Taksim Dayanışması, Gezi direnişinin yıldönümünde Taksim'de bulunan TMMOB Makine Mühendisleri Odası önünde bir araya geldi. Eyleme, Taksim Dayanışması bileşenleri, Gezi'de yaşamını yitirenlerin aileleri, CHP Milletvekilleri Ali Şeker, Sezgin Tanrıkulu, Ali Haydar Hakverdi, TİP Milletvekilleri Barış Atay, Erkan Baş, HDP Milletvekilleri Oya Ersoy, Ahmet Şık, Gülistan Kılıç Koçyiğit, Emek Partisi İstanbul İl Yöneticilerinin de aralarında olduğu yüzlerce kişi yoğun ablukaya rağmen katıldı. “Gezi umuttur, umut bitmez Karanlık gider Gezi kalır” pankartı açan kitle ellerinde "Gezi yargılanamaz", "Hepimiz gezideydik", "Biz Geziciyiz, siz gidicisiniz" dövizleri ve Gezi’de yaşamını yitirenlerin fotoğraflarını taşıyarak Taksim Meydanı’na yürüyüşe geçti. Sık sık "Gezi umuttur yargılanamaz", "Her yer taksim her yer direniş", "Şimdi devrim zamanı", "Bu daha başlangıç mücadeleye devam", "Direne direne kazanacağız", "Anaların öfkesi katilleri boğacak" sloganları atıldı.

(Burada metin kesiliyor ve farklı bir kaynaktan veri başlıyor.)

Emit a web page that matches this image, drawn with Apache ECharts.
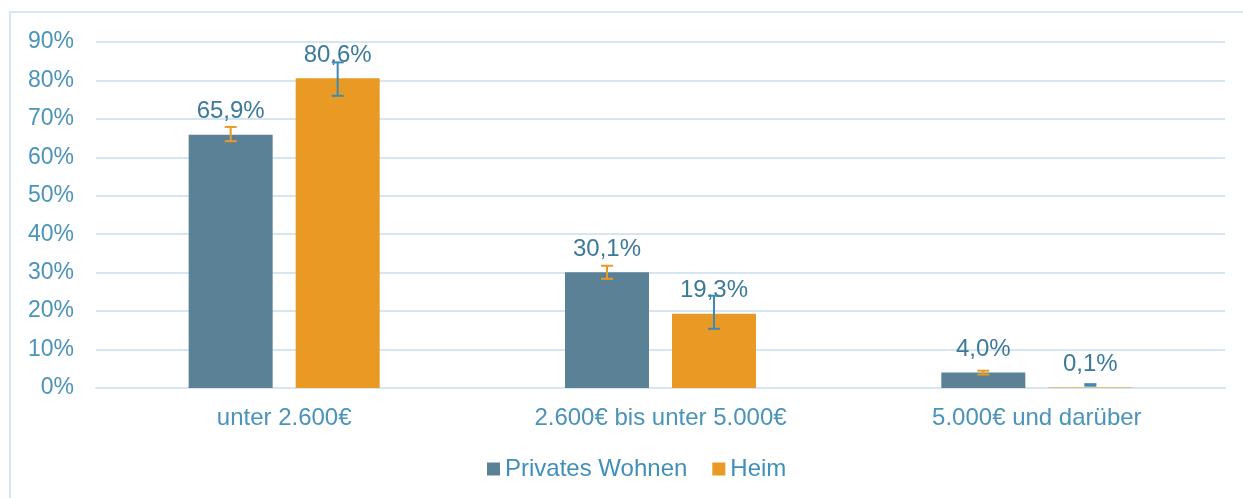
<!DOCTYPE html>
<html>
<head>
<meta charset="utf-8">
<script src="https://cdn.jsdelivr.net/npm/echarts@6/dist/echarts.min.js"></script>
<style>
html,body{margin:0;padding:0;background:#fff;}
#chart{width:1243px;height:498px;}
</style>
</head>
<body>
<div id="chart"></div>
<script>
const categories = ['unter 2.600€', '2.600€ bis unter 5.000€', '5.000€ und darüber'];
const seriesNames = ['Privates Wohnen', 'Heim'];
const privatValues = [65.9, 30.1, 4.0];
const heimValues = [80.6, 19.3, 0.1];
// error bar ranges [low, high]
const privatErrLow = [64.2, 28.4, 3.5];
const privatErrHigh = [67.9, 31.8, 4.5];
const heimErrLow = [76.0, 15.4, 0.6];
const heimErrHigh = [84.7, 24.0, 1.0];
const yTicks = [0, 10, 20, 30, 40, 50, 60, 70, 80, 90];

const BAR_W = 84, BAR_GAP = 23;
const FONT = '"Liberation Sans", Arial, sans-serif';

function errSeries(name, low, high, color, side) {
  return {
    type: 'custom',
    name: name + ' err',
    z: 5,
    silent: true,
    renderItem: function (params, api) {
      const idx = api.value(0);
      const lo = api.coord([idx, api.value(1)]);
      const hi = api.coord([idx, api.value(2)]);
      const x = lo[0] + side * (BAR_W + BAR_GAP) / 2;
      const cap = 6;
      const st = { stroke: color, lineWidth: 2 };
      return {
        type: 'group',
        children: [
          { type: 'line', shape: { x1: x, y1: lo[1], x2: x, y2: hi[1] }, style: st },
          { type: 'line', shape: { x1: x - cap, y1: lo[1], x2: x + cap, y2: lo[1] }, style: st },
          { type: 'line', shape: { x1: x - cap, y1: hi[1], x2: x + cap, y2: hi[1] }, style: st }
        ]
      };
    },
    encode: { x: 0, y: [1, 2] },
    data: low.map((v, i) => [i, v, high[i]])
  };
}

const chart = echarts.init(document.getElementById('chart'));
chart.setOption({
  animation: false,
  textStyle: { fontFamily: FONT },
  graphic: [{
    type: 'rect', silent: true, z: -10,
    shape: { x: 10, y: 12, width: 1400, height: 700 },
    style: { fill: 'none', stroke: '#d6e7f1', lineWidth: 2 }
  }],
  legend: {
    data: seriesNames,
    left: 482, top: 452,
    itemWidth: 13, itemHeight: 13, itemGap: 25,
    icon: 'rect',
    textStyle: { color: '#3f8fba', fontSize: 24, fontFamily: FONT }
  },
  grid: { left: 96, right: 18, top: 42, bottom: 110, containLabel: false },
  xAxis: {
    type: 'category',
    data: categories,
    axisLine: { lineStyle: { color: '#d6e6f0', width: 2 } },
    axisTick: { show: false },
    axisLabel: { color: '#4a93bb', fontSize: 24, margin: 18, fontFamily: FONT }
  },
  yAxis: {
    type: 'value',
    min: 0, max: 90, interval: 10,
    axisLine: { show: false },
    axisTick: { show: false },
    splitLine: { lineStyle: { color: '#d6e6f0', width: 2 } },
    axisLabel: {
      color: '#4a93bb', fontSize: 23, margin: 22, fontFamily: FONT,
      formatter: function (v) { return yTicks.indexOf(v) >= 0 ? v + '%' : ''; }
    }
  },
  series: [
    {
      name: seriesNames[0], type: 'bar', data: privatValues,
      barWidth: BAR_W, barGap: (BAR_GAP / BAR_W * 100).toFixed(1) + '%',
      itemStyle: { color: '#5a8196' },
      label: {
        show: true, position: 'top', distance: 11, color: '#3b7a9a', fontSize: 24, fontFamily: FONT,
        formatter: p => p.value.toFixed(1).replace('.', ',') + '%'
      }
    },
    {
      name: seriesNames[1], type: 'bar', data: heimValues,
      barWidth: BAR_W,
      itemStyle: { color: '#e99a25' },
      label: {
        show: true, position: 'top', distance: 11, color: '#3b7a9a', fontSize: 24, fontFamily: FONT,
        formatter: p => p.value.toFixed(1).replace('.', ',') + '%'
      }
    },
    errSeries(seriesNames[0], privatErrLow, privatErrHigh, '#e99a25', -1),
    errSeries(seriesNames[1], heimErrLow, heimErrHigh, '#3e8ab5', 1)
  ]
});
</script>
</body>
</html>
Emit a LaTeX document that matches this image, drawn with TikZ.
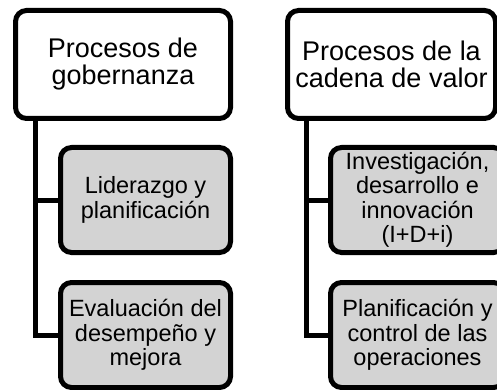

TMMOB önünden yürüyüşe geçerek, Gezi Parkı’na karanfil bırakmak isteyen kitleye, polis izin vermedi. Kitle, İstiklal Caddesine çıkmak istediği sırada Meşelik Sokak’ta polisin barikatı ile karşılaştı. Sokağı barikatlarla kapatan polisler, kitlenin geçişine izin vermedi. Meşelik Sokak’ta Gezi Direnişinde hayatını kaybedenlerin isimlerini anılarak 'Yaşıyor' denildi. Gezi Direnişinde hayatını kaybedenler için bir dakikalık saygı duruşunda bulunuldu.
"ADALETSİZLİK ÇOK UZUN SÜRMEZ"
Meşelik Sokak’ta kısa bir konuşma yapan Gezi Dayanışmasından Avukat Can Atalay, “Türkiye’nin her yeri Gezi’dir her yeri direniş yeridir. Gezi’de çocuklarımızın ölmesini emrini veren polisler ya cezaevinde ya da yurt dışında. Emri verenler hesap vermemiş olabilir, Gezi’de bu ülkenin umudu olanlar burada, direniş bayrağını yükseltiyorlar. Bir ülkede herkes adalet istiyorsa o ülkede adalet yerin dibine batmıştır. Adaletsizlik çok uzun sürmez” diye konuştu.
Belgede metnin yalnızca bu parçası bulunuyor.